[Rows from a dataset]

--- --- ---

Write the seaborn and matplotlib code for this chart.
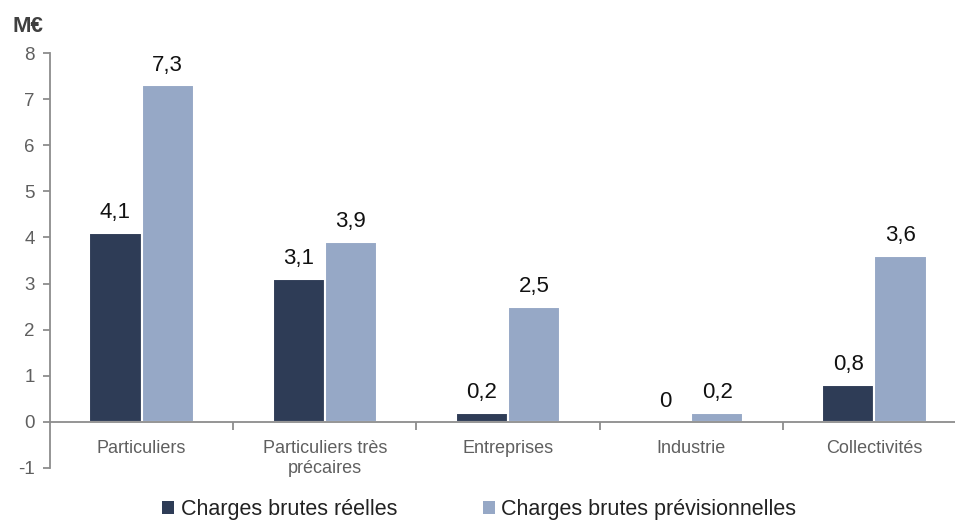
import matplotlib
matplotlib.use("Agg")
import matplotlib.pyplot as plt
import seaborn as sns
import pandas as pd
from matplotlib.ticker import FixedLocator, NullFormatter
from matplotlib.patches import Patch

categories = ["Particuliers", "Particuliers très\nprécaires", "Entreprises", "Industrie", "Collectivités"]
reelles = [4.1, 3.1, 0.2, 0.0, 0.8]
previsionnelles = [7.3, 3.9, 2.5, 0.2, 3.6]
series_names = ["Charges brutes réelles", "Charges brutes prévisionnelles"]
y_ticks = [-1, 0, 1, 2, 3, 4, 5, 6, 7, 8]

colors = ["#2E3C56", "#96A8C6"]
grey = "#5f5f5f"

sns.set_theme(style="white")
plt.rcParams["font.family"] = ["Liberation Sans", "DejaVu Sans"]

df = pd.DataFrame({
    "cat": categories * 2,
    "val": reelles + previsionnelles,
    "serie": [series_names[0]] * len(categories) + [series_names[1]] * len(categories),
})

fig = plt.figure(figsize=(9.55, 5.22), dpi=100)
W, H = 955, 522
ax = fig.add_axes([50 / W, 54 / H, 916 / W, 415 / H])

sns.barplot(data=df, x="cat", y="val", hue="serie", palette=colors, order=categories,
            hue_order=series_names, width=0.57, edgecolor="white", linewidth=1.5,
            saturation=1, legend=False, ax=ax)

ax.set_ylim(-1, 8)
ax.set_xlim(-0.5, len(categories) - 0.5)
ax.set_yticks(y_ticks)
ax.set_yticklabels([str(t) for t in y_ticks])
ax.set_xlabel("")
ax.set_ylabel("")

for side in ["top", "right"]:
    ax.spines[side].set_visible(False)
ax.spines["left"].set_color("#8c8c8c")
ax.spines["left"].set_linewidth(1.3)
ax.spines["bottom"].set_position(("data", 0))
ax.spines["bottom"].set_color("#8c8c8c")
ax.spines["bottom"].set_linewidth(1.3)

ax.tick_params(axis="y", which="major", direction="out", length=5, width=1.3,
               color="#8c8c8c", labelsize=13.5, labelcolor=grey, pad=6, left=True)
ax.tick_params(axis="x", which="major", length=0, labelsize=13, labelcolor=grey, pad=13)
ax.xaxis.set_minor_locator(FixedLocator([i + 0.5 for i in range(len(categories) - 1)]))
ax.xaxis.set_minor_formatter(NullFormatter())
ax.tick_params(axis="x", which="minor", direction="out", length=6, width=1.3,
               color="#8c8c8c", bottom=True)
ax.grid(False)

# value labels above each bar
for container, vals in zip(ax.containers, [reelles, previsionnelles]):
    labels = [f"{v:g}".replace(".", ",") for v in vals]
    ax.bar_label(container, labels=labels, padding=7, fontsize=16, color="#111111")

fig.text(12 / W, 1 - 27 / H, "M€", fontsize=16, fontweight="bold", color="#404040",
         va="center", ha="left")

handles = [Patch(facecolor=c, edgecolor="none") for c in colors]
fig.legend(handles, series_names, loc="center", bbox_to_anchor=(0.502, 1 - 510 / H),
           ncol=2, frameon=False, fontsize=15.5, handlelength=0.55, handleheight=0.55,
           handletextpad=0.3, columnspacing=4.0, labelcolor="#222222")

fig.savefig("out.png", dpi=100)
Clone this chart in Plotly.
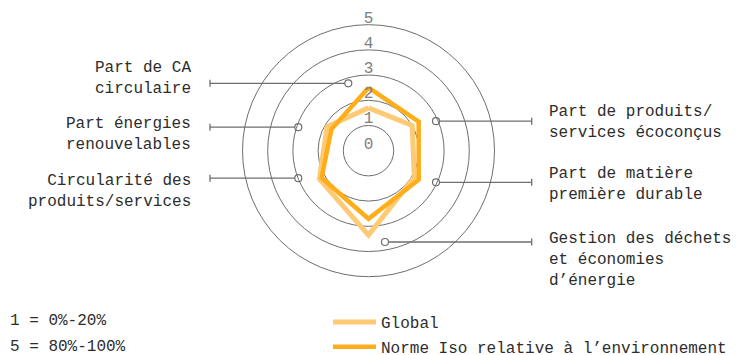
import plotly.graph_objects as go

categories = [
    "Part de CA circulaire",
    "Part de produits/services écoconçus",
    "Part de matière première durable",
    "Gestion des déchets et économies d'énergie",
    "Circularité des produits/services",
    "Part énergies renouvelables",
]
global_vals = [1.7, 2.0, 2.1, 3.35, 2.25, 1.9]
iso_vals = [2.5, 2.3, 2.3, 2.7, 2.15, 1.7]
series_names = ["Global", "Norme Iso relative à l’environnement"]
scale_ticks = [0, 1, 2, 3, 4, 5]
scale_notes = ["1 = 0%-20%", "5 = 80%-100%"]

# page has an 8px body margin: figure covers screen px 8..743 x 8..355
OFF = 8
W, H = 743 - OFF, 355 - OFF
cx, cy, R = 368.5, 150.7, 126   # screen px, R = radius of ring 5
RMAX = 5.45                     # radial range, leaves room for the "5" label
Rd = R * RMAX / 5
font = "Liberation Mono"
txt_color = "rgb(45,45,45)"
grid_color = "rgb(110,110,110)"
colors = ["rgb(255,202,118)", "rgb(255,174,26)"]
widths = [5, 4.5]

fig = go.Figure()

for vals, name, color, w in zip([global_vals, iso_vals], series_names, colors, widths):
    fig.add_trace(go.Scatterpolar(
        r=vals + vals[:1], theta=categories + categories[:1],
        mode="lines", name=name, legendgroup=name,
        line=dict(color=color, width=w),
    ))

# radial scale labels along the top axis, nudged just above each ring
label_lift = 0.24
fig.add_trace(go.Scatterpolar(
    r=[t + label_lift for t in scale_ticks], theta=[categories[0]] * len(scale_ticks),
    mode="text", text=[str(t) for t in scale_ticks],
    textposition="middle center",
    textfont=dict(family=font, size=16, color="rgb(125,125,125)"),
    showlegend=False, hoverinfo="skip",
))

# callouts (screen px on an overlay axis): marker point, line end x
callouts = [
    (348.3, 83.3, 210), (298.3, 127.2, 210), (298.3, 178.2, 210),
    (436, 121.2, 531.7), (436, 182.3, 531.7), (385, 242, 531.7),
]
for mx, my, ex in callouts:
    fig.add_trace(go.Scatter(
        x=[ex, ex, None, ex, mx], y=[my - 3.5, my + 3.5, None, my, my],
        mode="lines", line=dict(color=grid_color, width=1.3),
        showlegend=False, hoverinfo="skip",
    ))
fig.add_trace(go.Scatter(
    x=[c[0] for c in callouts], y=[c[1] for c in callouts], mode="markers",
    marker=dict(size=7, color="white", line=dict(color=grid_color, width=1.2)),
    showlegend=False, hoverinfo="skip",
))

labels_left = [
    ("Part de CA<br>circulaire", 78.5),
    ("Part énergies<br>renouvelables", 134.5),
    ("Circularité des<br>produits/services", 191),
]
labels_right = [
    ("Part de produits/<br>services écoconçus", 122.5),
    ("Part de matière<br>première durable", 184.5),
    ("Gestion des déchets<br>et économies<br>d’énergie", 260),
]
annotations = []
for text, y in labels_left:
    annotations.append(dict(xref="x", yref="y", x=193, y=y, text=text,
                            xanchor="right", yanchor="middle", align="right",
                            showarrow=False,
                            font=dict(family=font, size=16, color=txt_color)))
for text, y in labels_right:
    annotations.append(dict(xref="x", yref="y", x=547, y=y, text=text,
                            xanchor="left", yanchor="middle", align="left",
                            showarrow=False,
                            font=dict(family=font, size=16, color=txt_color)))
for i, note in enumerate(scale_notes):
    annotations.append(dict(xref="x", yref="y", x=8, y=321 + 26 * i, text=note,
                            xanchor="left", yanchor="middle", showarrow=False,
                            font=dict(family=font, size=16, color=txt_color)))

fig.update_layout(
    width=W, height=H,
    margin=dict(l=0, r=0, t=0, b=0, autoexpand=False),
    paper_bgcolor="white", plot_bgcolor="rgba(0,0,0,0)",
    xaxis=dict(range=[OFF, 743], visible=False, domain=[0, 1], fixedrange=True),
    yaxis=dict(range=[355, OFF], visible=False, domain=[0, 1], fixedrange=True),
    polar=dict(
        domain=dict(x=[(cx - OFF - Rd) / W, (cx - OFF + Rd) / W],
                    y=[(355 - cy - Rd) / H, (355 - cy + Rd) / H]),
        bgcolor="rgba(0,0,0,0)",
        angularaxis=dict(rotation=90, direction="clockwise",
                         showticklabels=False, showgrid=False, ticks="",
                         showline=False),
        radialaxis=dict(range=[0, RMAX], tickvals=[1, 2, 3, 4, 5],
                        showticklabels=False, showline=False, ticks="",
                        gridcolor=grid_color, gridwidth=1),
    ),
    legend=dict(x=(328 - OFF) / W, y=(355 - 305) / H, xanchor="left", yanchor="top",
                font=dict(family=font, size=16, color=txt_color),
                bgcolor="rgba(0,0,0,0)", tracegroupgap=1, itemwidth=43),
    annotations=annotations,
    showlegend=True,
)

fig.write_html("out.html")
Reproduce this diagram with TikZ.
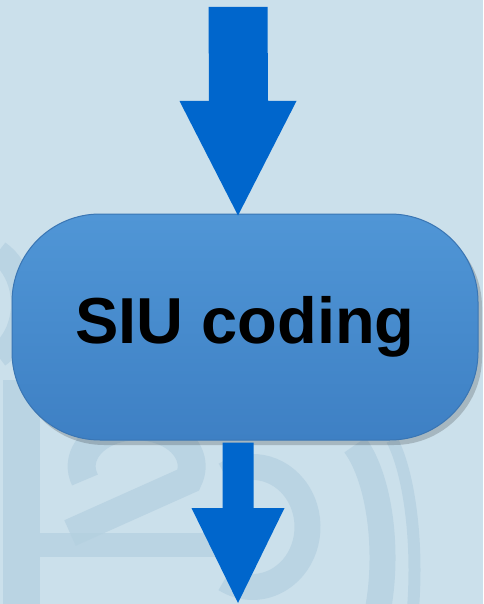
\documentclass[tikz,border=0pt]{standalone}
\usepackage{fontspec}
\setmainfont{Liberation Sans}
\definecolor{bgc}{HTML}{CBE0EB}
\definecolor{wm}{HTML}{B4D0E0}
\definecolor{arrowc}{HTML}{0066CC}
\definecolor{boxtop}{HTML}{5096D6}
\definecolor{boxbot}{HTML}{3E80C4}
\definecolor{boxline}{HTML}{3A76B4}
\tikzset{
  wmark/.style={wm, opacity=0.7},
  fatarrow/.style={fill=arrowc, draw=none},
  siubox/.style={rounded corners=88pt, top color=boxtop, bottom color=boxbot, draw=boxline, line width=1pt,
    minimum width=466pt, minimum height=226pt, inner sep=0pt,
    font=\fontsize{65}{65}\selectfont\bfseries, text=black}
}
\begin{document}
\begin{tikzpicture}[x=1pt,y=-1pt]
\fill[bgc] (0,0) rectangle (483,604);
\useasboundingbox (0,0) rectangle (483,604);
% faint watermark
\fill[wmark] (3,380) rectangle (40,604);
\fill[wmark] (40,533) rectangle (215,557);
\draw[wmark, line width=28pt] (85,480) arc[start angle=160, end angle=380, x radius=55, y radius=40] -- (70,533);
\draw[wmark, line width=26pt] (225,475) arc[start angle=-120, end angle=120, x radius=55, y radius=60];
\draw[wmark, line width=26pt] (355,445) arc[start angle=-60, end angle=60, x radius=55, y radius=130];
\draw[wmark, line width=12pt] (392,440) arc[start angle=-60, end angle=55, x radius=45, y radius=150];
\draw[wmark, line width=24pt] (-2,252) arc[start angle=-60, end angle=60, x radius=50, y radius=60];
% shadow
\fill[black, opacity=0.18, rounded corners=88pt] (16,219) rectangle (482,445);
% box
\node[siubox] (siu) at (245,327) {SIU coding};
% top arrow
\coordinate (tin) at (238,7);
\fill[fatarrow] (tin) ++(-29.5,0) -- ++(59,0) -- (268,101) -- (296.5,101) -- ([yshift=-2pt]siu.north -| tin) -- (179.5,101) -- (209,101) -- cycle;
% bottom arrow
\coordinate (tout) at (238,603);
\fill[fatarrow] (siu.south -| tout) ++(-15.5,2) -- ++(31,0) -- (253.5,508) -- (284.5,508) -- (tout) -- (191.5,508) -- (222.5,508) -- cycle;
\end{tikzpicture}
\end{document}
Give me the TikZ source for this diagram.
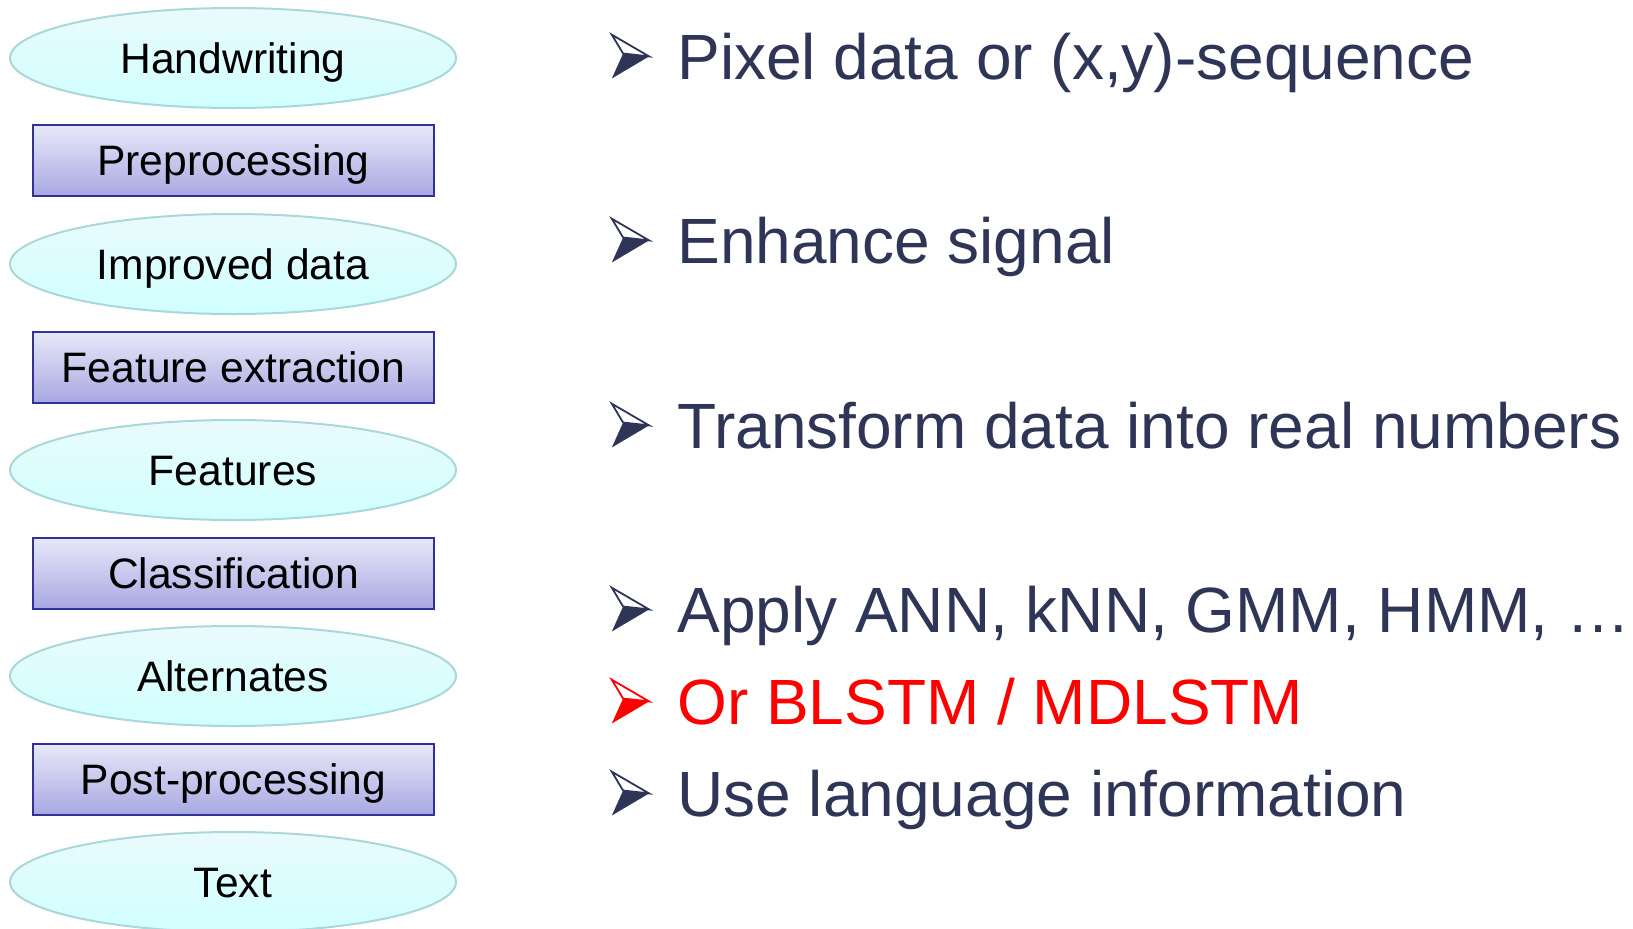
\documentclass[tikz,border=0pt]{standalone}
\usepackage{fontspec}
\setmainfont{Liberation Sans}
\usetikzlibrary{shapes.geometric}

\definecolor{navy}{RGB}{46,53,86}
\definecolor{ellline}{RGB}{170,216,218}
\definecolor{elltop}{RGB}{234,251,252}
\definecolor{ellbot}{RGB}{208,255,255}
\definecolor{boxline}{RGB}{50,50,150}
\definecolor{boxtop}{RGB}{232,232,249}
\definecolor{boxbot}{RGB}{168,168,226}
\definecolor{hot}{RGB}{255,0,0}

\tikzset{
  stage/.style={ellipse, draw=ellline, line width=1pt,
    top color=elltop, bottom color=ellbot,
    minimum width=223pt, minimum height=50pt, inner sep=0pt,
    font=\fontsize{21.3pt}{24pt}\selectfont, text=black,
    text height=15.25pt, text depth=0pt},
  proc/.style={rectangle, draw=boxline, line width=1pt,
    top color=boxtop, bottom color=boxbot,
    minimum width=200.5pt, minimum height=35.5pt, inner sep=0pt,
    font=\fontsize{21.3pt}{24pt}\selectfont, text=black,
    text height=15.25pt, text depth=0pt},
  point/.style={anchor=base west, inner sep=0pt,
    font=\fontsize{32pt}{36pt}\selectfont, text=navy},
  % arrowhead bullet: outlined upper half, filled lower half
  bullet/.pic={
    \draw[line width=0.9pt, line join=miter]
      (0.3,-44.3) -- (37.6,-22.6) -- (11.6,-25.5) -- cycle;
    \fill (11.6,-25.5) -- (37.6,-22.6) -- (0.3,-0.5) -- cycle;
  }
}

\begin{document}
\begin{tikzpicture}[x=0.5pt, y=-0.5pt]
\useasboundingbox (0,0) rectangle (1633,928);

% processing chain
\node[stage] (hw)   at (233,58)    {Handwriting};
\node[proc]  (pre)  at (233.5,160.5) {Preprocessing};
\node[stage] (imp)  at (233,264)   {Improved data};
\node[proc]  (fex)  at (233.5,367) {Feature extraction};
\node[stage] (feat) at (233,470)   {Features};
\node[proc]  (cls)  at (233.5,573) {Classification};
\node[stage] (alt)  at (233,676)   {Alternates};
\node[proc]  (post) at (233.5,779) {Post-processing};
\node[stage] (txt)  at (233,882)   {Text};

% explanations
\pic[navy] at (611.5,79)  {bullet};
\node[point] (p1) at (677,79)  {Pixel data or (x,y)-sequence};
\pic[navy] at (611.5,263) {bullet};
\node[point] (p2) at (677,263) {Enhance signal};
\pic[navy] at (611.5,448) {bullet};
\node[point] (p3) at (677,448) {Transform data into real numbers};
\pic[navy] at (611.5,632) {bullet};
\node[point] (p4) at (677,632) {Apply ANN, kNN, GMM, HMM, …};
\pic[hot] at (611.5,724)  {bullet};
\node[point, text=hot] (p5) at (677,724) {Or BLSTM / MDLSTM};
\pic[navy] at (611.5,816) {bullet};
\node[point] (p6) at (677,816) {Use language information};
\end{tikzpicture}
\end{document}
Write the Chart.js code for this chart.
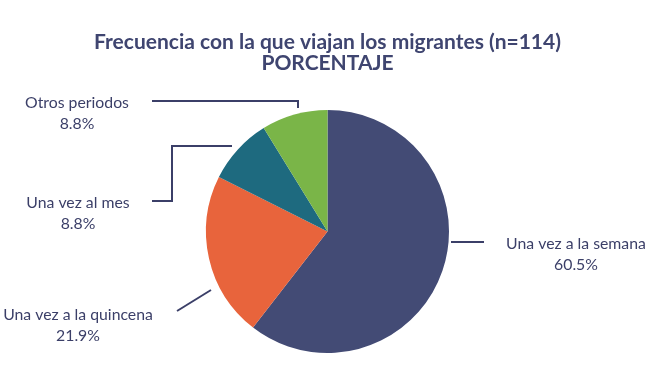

--- --- ---

▶ [Task details]: Exactly restate the lines from the beginning of the data through the line with "ax.grid(False)", and no others, keeping pictures out.

▶ [Correct result]:
Write the seaborn and matplotlib code for this chart.
import matplotlib
matplotlib.use("Agg")
import matplotlib.pyplot as plt
import seaborn as sns
import pandas as pd
from matplotlib.ticker import FixedLocator, NullFormatter
from matplotlib.patches import Patch

categories = ["Particuliers", "Particuliers très\nprécaires", "Entreprises", "Industrie", "Collectivités"]
reelles = [4.1, 3.1, 0.2, 0.0, 0.8]
previsionnelles = [7.3, 3.9, 2.5, 0.2, 3.6]
series_names = ["Charges brutes réelles", "Charges brutes prévisionnelles"]
y_ticks = [-1, 0, 1, 2, 3, 4, 5, 6, 7, 8]

colors = ["#2E3C56", "#96A8C6"]
grey = "#5f5f5f"

sns.set_theme(style="white")
plt.rcParams["font.family"] = ["Liberation Sans", "DejaVu Sans"]

df = pd.DataFrame({
    "cat": categories * 2,
    "val": reelles + previsionnelles,
    "serie": [series_names[0]] * len(categories) + [series_names[1]] * len(categories),
})

fig = plt.figure(figsize=(9.55, 5.22), dpi=100)
W, H = 955, 522
ax = fig.add_axes([50 / W, 54 / H, 916 / W, 415 / H])

sns.barplot(data=df, x="cat", y="val", hue="serie", palette=colors, order=categories,
            hue_order=series_names, width=0.57, edgecolor="white", linewidth=1.5,
            saturation=1, legend=False, ax=ax)

ax.set_ylim(-1, 8)
ax.set_xlim(-0.5, len(categories) - 0.5)
ax.set_yticks(y_ticks)
ax.set_yticklabels([str(t) for t in y_ticks])
ax.set_xlabel("")
ax.set_ylabel("")

for side in ["top", "right"]:
    ax.spines[side].set_visible(False)
ax.spines["left"].set_color("#8c8c8c")
ax.spines["left"].set_linewidth(1.3)
ax.spines["bottom"].set_position(("data", 0))
ax.spines["bottom"].set_color("#8c8c8c")
ax.spines["bottom"].set_linewidth(1.3)

ax.tick_params(axis="y", which="major", direction="out", length=5, width=1.3,
               color="#8c8c8c", labelsize=13.5, labelcolor=grey, pad=6, left=True)
ax.tick_params(axis="x", which="major", length=0, labelsize=13, labelcolor=grey, pad=13)
ax.xaxis.set_minor_locator(FixedLocator([i + 0.5 for i in range(len(categories) - 1)]))
ax.xaxis.set_minor_formatter(NullFormatter())
ax.tick_params(axis="x", which="minor", direction="out", length=6, width=1.3,
               color="#8c8c8c", bottom=True)
ax.grid(False)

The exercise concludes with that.